_Exercise objective_:
In the lines below, find how many contain the word "Output" and report that figure alone.

_Dataset content_:
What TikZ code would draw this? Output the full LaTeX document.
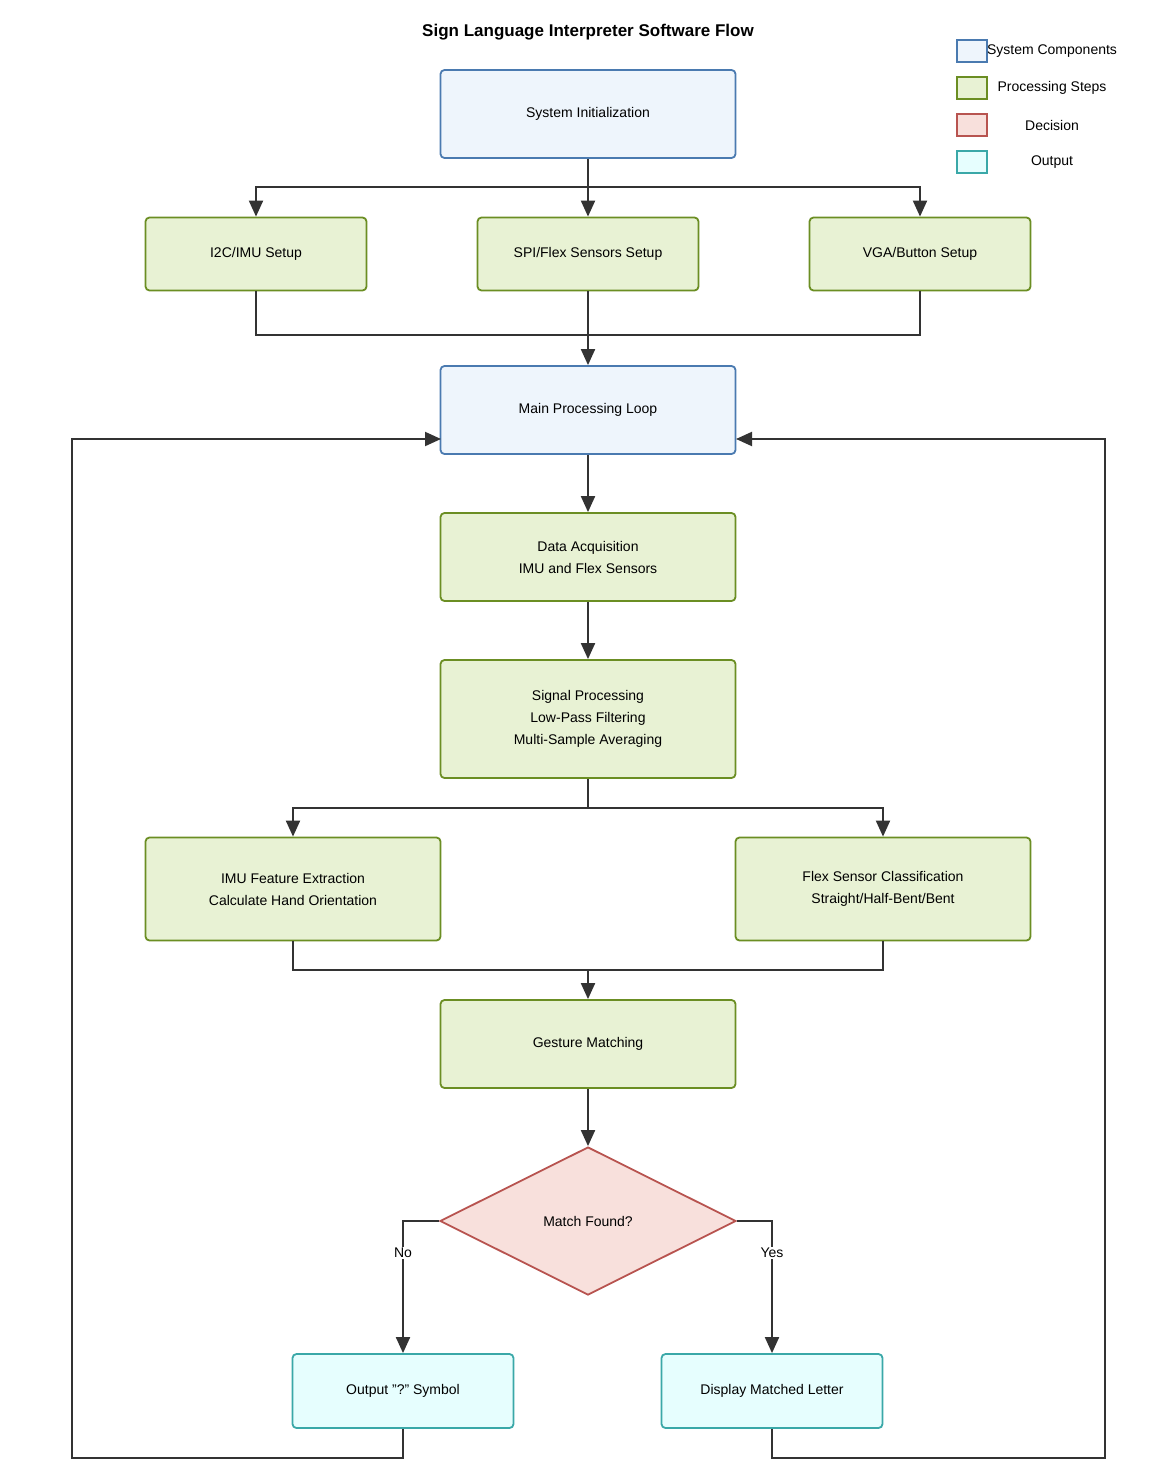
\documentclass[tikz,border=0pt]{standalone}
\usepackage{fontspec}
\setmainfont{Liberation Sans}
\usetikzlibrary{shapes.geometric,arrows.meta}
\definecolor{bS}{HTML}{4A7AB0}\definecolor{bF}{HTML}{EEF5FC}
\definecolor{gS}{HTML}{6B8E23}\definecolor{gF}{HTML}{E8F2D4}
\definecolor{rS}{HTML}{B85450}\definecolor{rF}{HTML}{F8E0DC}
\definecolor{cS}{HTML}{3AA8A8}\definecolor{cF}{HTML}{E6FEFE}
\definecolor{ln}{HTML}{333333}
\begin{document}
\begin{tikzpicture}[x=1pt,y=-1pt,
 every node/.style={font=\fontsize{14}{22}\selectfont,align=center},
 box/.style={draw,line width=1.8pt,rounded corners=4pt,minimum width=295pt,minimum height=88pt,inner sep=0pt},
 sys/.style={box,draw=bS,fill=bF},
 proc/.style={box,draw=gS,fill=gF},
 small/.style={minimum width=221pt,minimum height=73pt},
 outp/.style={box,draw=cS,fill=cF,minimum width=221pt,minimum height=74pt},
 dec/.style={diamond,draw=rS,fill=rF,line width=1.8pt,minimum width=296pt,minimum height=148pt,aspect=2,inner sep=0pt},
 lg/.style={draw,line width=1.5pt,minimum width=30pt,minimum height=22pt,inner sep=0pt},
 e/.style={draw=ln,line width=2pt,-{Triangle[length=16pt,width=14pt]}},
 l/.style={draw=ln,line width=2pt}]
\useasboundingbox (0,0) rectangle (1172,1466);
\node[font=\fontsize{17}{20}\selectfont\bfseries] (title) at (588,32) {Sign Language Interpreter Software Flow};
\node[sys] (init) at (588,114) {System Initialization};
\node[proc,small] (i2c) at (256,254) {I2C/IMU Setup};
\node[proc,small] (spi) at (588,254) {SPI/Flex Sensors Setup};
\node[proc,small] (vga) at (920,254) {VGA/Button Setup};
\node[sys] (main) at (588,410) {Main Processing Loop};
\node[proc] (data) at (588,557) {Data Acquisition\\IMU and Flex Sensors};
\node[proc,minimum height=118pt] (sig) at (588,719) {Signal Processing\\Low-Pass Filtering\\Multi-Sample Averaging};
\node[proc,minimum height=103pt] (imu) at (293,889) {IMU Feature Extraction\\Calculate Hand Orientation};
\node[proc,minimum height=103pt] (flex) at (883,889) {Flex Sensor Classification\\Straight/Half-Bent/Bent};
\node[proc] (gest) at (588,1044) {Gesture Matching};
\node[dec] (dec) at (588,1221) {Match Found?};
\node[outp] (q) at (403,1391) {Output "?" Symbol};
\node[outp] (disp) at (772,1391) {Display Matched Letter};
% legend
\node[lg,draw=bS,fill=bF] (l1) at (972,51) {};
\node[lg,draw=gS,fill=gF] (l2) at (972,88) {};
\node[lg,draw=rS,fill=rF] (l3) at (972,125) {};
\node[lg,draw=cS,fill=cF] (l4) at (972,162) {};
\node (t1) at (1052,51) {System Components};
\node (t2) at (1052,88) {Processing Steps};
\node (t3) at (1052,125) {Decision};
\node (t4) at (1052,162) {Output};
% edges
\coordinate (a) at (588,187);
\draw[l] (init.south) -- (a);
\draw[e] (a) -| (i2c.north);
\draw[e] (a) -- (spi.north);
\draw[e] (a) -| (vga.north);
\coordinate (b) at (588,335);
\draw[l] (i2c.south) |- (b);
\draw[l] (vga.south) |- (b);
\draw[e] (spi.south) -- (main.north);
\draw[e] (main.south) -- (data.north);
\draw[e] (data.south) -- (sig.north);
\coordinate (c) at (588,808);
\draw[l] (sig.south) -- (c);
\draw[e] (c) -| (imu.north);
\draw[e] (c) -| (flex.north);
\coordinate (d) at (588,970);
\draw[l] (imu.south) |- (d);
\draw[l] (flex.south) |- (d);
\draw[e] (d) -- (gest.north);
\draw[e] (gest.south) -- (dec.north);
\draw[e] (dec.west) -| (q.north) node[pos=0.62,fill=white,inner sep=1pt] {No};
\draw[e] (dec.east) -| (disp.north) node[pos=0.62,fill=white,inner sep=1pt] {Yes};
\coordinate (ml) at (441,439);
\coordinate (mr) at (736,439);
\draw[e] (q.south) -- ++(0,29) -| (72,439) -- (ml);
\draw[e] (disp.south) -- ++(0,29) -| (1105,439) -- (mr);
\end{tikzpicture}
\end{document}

_Written answer_:
3